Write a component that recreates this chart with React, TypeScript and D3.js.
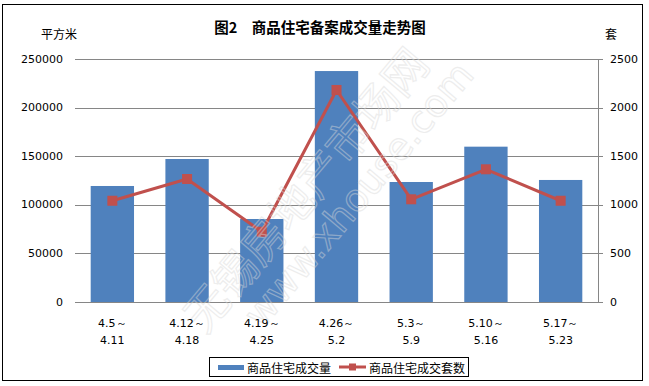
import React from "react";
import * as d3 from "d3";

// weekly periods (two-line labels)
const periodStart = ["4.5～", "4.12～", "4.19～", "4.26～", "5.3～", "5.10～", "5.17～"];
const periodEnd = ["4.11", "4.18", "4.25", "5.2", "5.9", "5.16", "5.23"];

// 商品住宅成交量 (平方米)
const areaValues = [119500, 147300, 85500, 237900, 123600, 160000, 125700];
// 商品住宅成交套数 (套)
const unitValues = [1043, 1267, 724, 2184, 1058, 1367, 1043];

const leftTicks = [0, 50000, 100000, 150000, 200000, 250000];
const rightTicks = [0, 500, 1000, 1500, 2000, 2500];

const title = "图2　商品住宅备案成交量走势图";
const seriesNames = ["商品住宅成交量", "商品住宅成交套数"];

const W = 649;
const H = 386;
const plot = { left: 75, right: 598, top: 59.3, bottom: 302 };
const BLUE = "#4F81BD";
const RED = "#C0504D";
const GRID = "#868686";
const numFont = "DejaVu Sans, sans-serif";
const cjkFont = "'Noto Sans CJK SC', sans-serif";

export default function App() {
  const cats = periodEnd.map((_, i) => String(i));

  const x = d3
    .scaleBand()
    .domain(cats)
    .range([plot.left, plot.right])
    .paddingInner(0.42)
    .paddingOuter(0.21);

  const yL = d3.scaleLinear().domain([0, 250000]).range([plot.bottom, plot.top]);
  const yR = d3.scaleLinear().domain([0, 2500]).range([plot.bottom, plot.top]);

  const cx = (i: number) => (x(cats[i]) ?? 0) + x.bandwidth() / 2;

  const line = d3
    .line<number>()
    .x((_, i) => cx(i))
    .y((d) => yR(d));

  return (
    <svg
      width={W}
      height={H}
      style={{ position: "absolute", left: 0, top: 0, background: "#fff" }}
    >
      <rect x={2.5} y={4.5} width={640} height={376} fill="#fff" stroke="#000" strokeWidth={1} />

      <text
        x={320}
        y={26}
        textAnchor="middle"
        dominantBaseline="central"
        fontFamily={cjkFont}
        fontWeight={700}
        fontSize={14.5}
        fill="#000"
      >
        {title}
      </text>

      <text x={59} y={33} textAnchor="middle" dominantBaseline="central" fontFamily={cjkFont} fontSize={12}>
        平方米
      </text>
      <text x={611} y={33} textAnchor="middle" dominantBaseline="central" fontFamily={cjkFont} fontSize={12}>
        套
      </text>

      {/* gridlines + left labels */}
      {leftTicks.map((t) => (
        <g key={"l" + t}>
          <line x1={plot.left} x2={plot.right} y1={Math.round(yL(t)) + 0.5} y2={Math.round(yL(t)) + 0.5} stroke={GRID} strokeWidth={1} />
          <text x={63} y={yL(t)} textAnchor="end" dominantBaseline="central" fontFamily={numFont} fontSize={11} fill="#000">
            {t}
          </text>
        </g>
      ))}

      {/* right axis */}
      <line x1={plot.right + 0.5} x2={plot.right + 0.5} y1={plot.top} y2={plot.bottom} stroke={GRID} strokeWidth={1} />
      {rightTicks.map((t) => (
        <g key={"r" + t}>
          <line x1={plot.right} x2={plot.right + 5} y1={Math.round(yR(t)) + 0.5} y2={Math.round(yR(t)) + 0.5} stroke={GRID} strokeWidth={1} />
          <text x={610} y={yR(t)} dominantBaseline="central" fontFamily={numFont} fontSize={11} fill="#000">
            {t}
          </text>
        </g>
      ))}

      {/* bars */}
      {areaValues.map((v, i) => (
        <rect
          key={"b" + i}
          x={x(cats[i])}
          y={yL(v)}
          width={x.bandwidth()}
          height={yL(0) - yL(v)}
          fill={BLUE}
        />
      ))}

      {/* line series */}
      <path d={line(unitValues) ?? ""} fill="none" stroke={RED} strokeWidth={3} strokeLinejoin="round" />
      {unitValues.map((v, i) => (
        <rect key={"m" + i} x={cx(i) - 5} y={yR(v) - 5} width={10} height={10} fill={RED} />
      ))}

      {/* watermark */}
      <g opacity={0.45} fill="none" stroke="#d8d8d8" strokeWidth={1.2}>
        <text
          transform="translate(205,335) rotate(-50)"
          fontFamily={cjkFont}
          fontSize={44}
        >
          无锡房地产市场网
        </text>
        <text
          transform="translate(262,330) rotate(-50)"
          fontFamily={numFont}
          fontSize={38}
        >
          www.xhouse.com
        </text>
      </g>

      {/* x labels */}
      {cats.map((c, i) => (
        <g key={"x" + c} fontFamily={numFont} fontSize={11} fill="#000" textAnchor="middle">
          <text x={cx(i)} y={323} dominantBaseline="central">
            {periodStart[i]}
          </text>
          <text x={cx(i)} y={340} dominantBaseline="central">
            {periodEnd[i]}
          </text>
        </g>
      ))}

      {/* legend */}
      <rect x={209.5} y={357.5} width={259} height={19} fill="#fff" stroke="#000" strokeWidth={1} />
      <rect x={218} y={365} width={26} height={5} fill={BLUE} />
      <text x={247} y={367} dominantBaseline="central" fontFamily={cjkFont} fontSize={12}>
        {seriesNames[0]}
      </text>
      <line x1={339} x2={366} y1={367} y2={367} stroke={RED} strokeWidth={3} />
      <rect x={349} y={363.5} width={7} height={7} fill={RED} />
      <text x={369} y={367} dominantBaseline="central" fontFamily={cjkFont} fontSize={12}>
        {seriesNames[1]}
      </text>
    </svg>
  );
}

===============

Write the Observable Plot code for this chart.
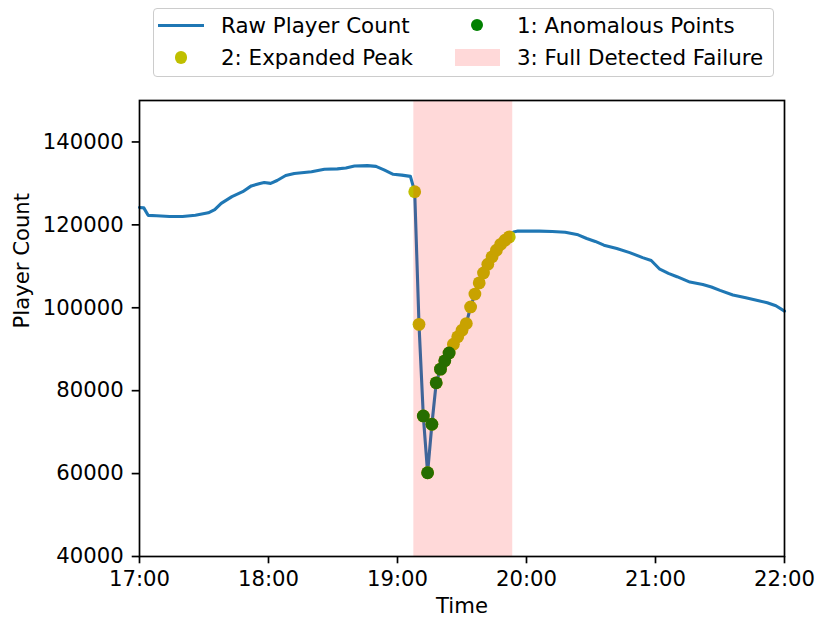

===============

Up in the listing, locate the line with "Write a component"; print it and every line after it down to the line with "const cats = periodEnd.map((_, i)", which is included too. Skip the pictures.

Write a component that recreates this chart with React, TypeScript and D3.js.
import React from "react";
import * as d3 from "d3";

// weekly periods (two-line labels)
const periodStart = ["4.5～", "4.12～", "4.19～", "4.26～", "5.3～", "5.10～", "5.17～"];
const periodEnd = ["4.11", "4.18", "4.25", "5.2", "5.9", "5.16", "5.23"];

// 商品住宅成交量 (平方米)
const areaValues = [119500, 147300, 85500, 237900, 123600, 160000, 125700];
// 商品住宅成交套数 (套)
const unitValues = [1043, 1267, 724, 2184, 1058, 1367, 1043];

const leftTicks = [0, 50000, 100000, 150000, 200000, 250000];
const rightTicks = [0, 500, 1000, 1500, 2000, 2500];

const title = "图2　商品住宅备案成交量走势图";
const seriesNames = ["商品住宅成交量", "商品住宅成交套数"];

const W = 649;
const H = 386;
const plot = { left: 75, right: 598, top: 59.3, bottom: 302 };
const BLUE = "#4F81BD";
const RED = "#C0504D";
const GRID = "#868686";
const numFont = "DejaVu Sans, sans-serif";
const cjkFont = "'Noto Sans CJK SC', sans-serif";

export default function App() {
  const cats = periodEnd.map((_, i) => String(i));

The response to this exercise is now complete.